Sul punto più in alto di un villaggio situato nella provincia del Hėntij in Mongolia, un uomo compie uno strano gioco di equilibrio. È in piedi su un cavallo e ha una lunga asta in mano. Sulla punta estrema, verso il cielo, è attaccato un telefono che squilla a vuoto. È l’unico modo per comunicare con chi si è trasferito in città o, comunque, con chi è lontano da quel luogo, posto ai cosiddetti margini del mondo. Dopo vari tentativi, a ricevere la chiamata è Tulgaa che, in quel momento, sta riflettendo sulla sua relazione sentimentale. Finalmente risponde, dopo che dalla luce del giorno si è passati al buio della sera. Gli viene detto che il padre sta male e che è necessaria la sua presenza. La persona che ha composto il numero non aggiunge altro, anche perché è in una posizione molto scomoda. L’ultima Luna di settembre di Amarsaikhan Baljinnyam (nel doppio ruolo di regista e attore principale) inizia perciò con un forzato ritorno alle origini. Tulgaa ora si trova nella iurta di chi lo ha cresciuto, di un padre adottivo forse severo ma al quale non è mai mancato l’amore, persino quando suo figlio ha scelto di andarsene altrove. Le ultime parole del vecchio contadino compongono una specie di testamento senza eredità. Niente dovrebbe trattenere Tulgaa a rimanere un giorno di più, se non fosse che sorprendentemente si prende l’incarico della raccolta del fieno prima che sorga, appunto, l’ultima Luna di settembre. Che voglia allontanarsi dalla sua compagna e dal lavoro di direttore di un hotel a cinque stelle o che si tratti di un’improvvisa nostalgia per quella terra abbandonata tempo fa, resta il fatto che l’uomo è determinato a svolgere il nuovo compito. Ed è con la falce in mano che incontra Tuntuulei, un bambino di dieci anni che a cavallo guida le pecore del nonno. È l’altro protagonista.

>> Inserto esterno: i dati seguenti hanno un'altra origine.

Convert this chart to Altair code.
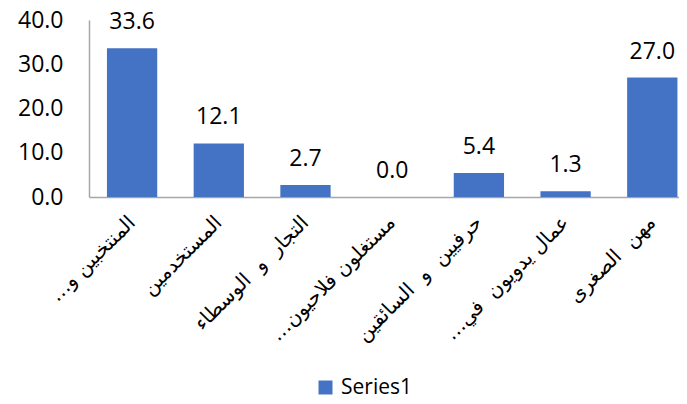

I DUE MOSTRANO un’evidente specularità. Sono cresciuti senza un padre naturale, delle loro madri non vi è traccia, entrambi sembrano perennemente fuori contesto, che vivano in un paesaggio sperduto o in una città popolosa. L’uno si può rispecchiare nell’altro, e se Tulgaa scorge il riflesso di ciò che è stato, Tuntuulei può intravedere ciò che potrebbe essere. A prima vista, soprattutto per l’ambientazione suggestiva e per le figure che animano il quadro, L’ultima Luna di settembre pare un prodotto eccentrico rispetto al cinema mainstream. In realtà, non è del tutto così. A partire dalla narrazione e dallo sviluppo di una vicenda che nei suoi tre momenti principali è assimilabile ai più classici lavori hollywoodiani. Come in tanti film d’avventura, d’azione, di fantascienza e, naturalmente, nelle commedie e nelle love story, anche qui si parte dall’incontro improbabile tra due individui distanti che solo un accidente dell’esistenza poteva collocare sulla stessa traiettoria. E a una prima fase nella quale almeno uno dei due si pone in modo guardingo, immediatamente dopo scatta quel reciproco bisogno di conoscersi meglio, di sentirsi parte di un unico destino.

E, COME da tradizione, a un certo punto accade qualcosa che divide i personaggi e li riconduce alla solitudine di partenza. Una movenza hegeliana, si potrebbe azzardare. Infatti, nel percorso dialettico nulla rimane come prima, anche se dà l’impressione di essere una ripetizione. Tulgaa e Tuntuulei dopo la fase della negazione, sono nuovamente insieme, arricchiti delle proprie esperienze. In questo andamento ondulato, però, non si raggiunge la comprensione del «sapere assoluto», ogni scelta subisce gli strattoni dei sentimenti e delle necessità, di libere deviazioni e di incastri della vita dai quali è difficile districarsi.